I should clean up the freesias in that vase. The blossoms are falling off the stems. They don’t smell as strongly this year as they did last year. But at least I have them. I searched in the market Sunday. There was only one woman with a few tattered bunches. No gardenias this year, though. Might be the drought. Only four rains last summer. Not nearly enough. The wells in the hills are running slow. Jane’s is only seeping and Raphael’s is entirely dry. The Casa buys water from the water truck. 500 gallons every three days for laundry and showers. It comes late at night, after the other guests have gone to bed. I am awake. I hear the howl of the transfer pump starting up and the splash of water falling into the empty tank.
I think of home and my own well and always full water tank. I think of the rain that never seems to stop.
Alders ring the pasture, unfurl trembling new-green leaves above pink salmon berry flowers.

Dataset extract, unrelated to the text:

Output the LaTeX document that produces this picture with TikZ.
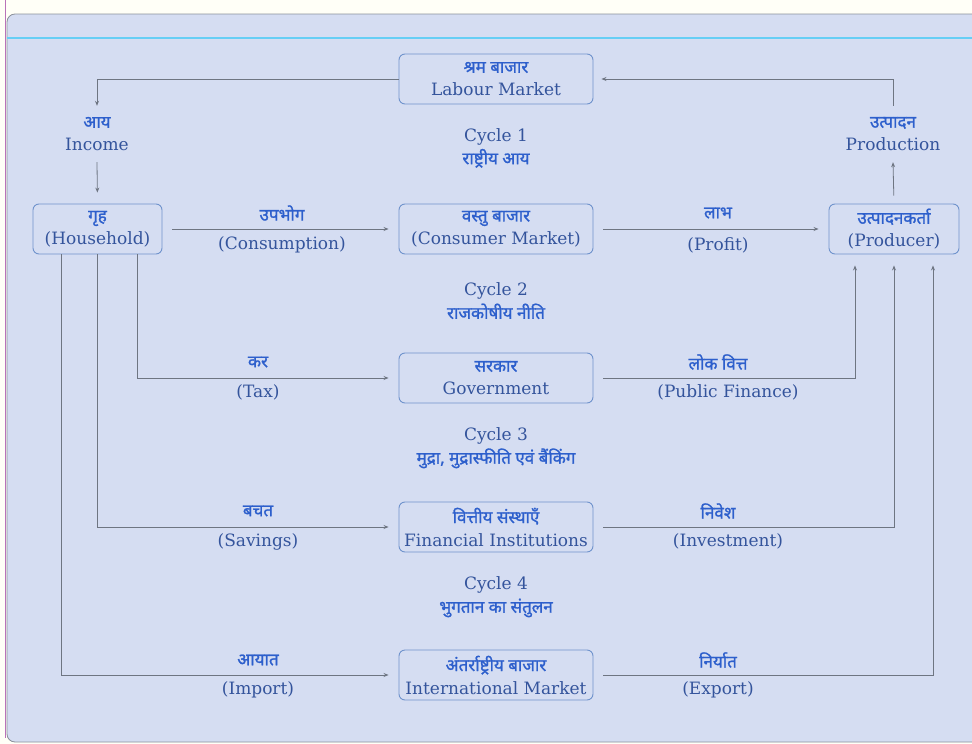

I stand with my arms folded on the half door of the stall. At my back, stored hay that smells like last summer’s heat remembered.
The sheep arrange themselves at the mangers. Everyone shoving except for the old ram whose stiff knees counsel patience. One ewe scrambles up to stand in the manger. The others eat calmly from underneath her grass fat belly.
Fluttering in front of a mess of twigs and mud and spit glued to the top of a post, two barn swallows bicker over who will get the best nest above the hay loft and who will have to settle for second best in the feed room.
My oldest ewe leaves off eating and shambles toward me, head thrust forward, asking for a scratch on the chin and the chance to nibble on my gloved hand.
The swallows flicker in and out of the stall door. Warm buff bellies and blue-black heads, tails fletched like arrows. darts that throw themselves through the air, they circle the pasture above the robins that hop awkwardly, searching for grubs in the new grass.
The sheep settle into the business of eating their figure-8 chewing a soft, round motion that grinds the hay against their molars.
pansies, pensées, senses. thoughts— a bouquet of violets,
a violence of violets. voile, voice, voices on my radio. radio waves, waves on the beach head, brain head. my bullying brain carried off by the tidal bore.
how many times will you accept my ungenerous impulse to control your voice. my unvoiced vowels.
after frustration, incoherence. incandescent syntax of fury.
wrath: such a pretty word for the explosive, punching, punishing result of thwarted desire.
athwart: to lie crosswise. as my anger lies at right angles to this keel.
this ocean isn’t big enough, the far shore isn’t far enough to keep you safe. from my punching fist the slap of my open hand.
open hand: that should caress that should make an offering, make a confession.
but the eddy will pull me down again and we will drown in salt and longing.